My Dad used to be abusive towards my mum. I’m the youngest in our family and my older siblings had already left home.
Dad used to go out to the pub and when he came home drunk he became verbally and physically abusive towards my mum.
I was in bed at the time but got up and went downstairs to see what the banging and shouting was about. As I walked into the living room he was smashing the dining furniture and trying to hit my mum with parts of the chair. Then he grabbed her by the throat and held her up against the wall choking her and threatened to kill her.
When he realised I had walked into the living room he let her go, picked me up and sat on the couch with me on his knee telling me how she was killing him and that we were going to move to Wales and be a happy family.
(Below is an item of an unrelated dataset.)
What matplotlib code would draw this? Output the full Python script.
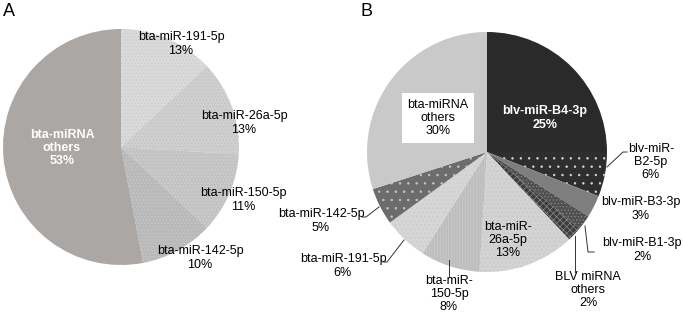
import matplotlib.pyplot as plt

plt.rcParams['font.family'] = ['Liberation Sans', 'DejaVu Sans']
plt.rcParams['hatch.linewidth'] = 0.5

# panel A
a_labels = ['bta-miR-191-5p', 'bta-miR-26a-5p', 'bta-miR-150-5p', 'bta-miR-142-5p', 'bta-miRNA\nothers']
a_values = [13, 13, 11, 10, 53]

# panel B
b_labels = ['blv-miR-B4-3p', 'blv-miR-\nB2-5p', 'blv-miR-B3-3p', 'blv-miR-B1-3p', 'BLV miRNA\nothers',
            'bta-miR-\n26a-5p', 'bta-miR-\n150-5p', 'bta-miR-191-5p', 'bta-miR-142-5p', 'bta-miRNA\nothers']
b_values = [25, 6, 3, 2, 2, 13, 8, 6, 5, 30]

W, H = 683, 315
fig = plt.figure(figsize=(W / 100, H / 100), dpi=100)
ax = fig.add_axes([0, 0, 1, 1])

def py(y):
    # pixel row (from top) -> data y
    return H - y

a_face = ['#dadada', '#cfcfcf', '#c3c3c3', '#b9b9b9', '#aaa7a5']
a_hatch = ['#cacaca', '#c0c0c0', '#d4d4d4', '#cacaca', None]
b_face = ['#2a2a2a', '#2e2e2e', '#7e7e7e', '#505050', '#3c3c3c',
          '#d3d3d3', '#bdbdbd', '#d6d6d6', '#6c6c6c', '#c9c9c9']
b_hatch = [None, '#d8d8d8', None, '#8a8a8a', '#8a8a8a',
           '#c6c6c6', '#cccccc', '#cacaca', '#c8c8c8', None]
b_pat = [None, '..', None, '.....', 'xxxxx', '....', '||||||', '....', '..', None]


def draw_pie(values, face, hcol, pats, center, radius):
    wedges, _ = ax.pie(values, colors=face, startangle=90, counterclock=False,
                       center=center, radius=radius,
                       wedgeprops=dict(linewidth=0))
    over, _ = ax.pie(values, startangle=90, counterclock=False,
                     center=center, radius=radius,
                     wedgeprops=dict(linewidth=0, fill=False))
    for w, hc, p in zip(over, hcol, pats):
        if hc is None:
            w.set_visible(False)
        else:
            w.set_hatch(p)
            w.set_edgecolor(hc)
    return wedges


draw_pie(a_values, a_face, a_hatch, ['.....', '.....', '.....', '.....', None], (121, py(147)), 118)
draw_pie(b_values, b_face, b_hatch, b_pat, (487, py(152)), 120)

ax.set_xlim(0, W)
ax.set_ylim(0, H)
ax.set_aspect('equal')
ax.axis('off')

fs = 9
def lab(x, y, s, **kw):
    kw.setdefault('color', 'black')
    ax.text(x, py(y), s, ha='center', va='center', fontsize=fs, linespacing=1.15, **kw)

# panel A labels
a_pos = [(181, 44), (244, 123), (243, 200), (200, 258)]
for (x, y), name, v in zip(a_pos, a_labels[:4], a_values[:4]):
    lab(x, y, f'{name}\n{v}%')
lab(62, 148, f'{a_labels[4]}\n{a_values[4]}%', color='white', fontweight='bold')

# panel B labels
lab(545, 118, f'{b_labels[0]}\n{b_values[0]}%', color='white', fontweight='bold')
lab(651, 162, f'{b_labels[1]}\n{b_values[1]}%')
lab(641, 209, f'{b_labels[2]}\n{b_values[2]}%')
lab(642, 250, f'{b_labels[3]}\n{b_values[3]}%')
lab(588, 290, f'{b_labels[4]}\n{b_values[4]}%')
lab(508, 240, f'{b_labels[5]}\n{b_values[5]}%')
lab(449, 294, f'{b_labels[6]}\n{b_values[6]}%')
lab(343, 266, f'{b_labels[7]}\n{b_values[7]}%')
lab(321, 221, f'{b_labels[8]}\n{b_values[8]}%')
lab(438, 118, f'{b_labels[9]}\n{b_values[9]}%',
    bbox=dict(facecolor='white', edgecolor='none', pad=4))

# leader lines
leaders = [
    [(607, 167), (623, 152), (627, 152)],
    [(585, 226), (588, 252), (594, 252)],
    [(575, 236), (575, 272)],
    [(449, 260), (449, 277)],
    [(404, 240), (387, 262), (383, 262)],
    [(379, 207), (366, 217), (362, 217)],
]
for pts in leaders:
    ax.plot([p[0] for p in pts], [py(p[1]) for p in pts], color='#333333', lw=0.7)

ax.text(9, py(11), 'A', ha='center', va='center', fontsize=13)
ax.text(366, py(11), 'B', ha='center', va='center', fontsize=13)

fig.savefig('out.png', dpi=100)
The next day he kept apologising telling me he couldn’t remember what he had done and how it was all my mums fault.
Mum got the courage to leave after that. We went to stay with her friend for a few days and then moved to a refuge.
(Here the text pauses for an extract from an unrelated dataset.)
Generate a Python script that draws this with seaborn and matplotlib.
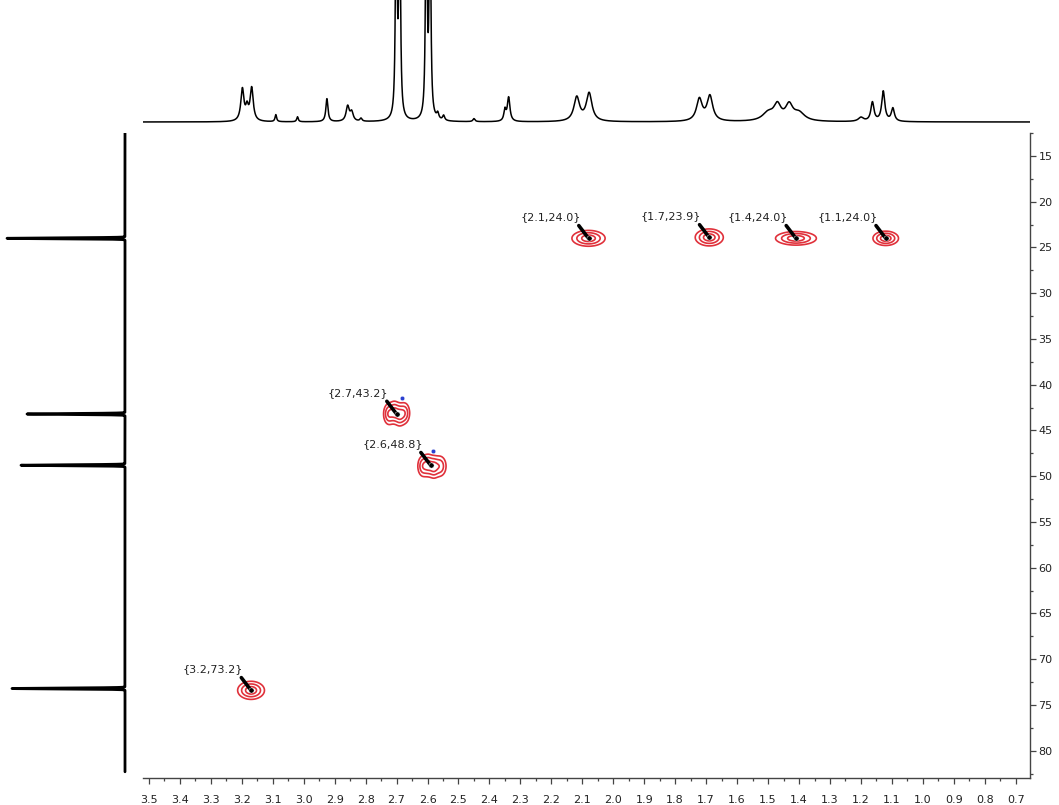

I became very withdrawn and clingy towards my mum. I was terrified of him, was sad and became ill with stress. Now as a young adult I am very cautious about people I meet and very protective of my friends and family.
We got amazing support. My children’s worker was lovely and really helped me to deal with what had happened and the difference between good and bad relationships. My mum’s case worker was like a rock for her, she helped her through one of the worst times of her life, and she helped to get us a new home and begin to build my mum’s confidence up again. We were looked after in the refuge, people made sure we had food and clothes and that we always felt safe. When we got our own home and moved out they carried on helping us with anything else we needed.
Life now is good. I don’t have any contact with Dad anymore. I have a very good relationship with my mum. I volunteer to hopefully help support other children and young people going through their horrible time.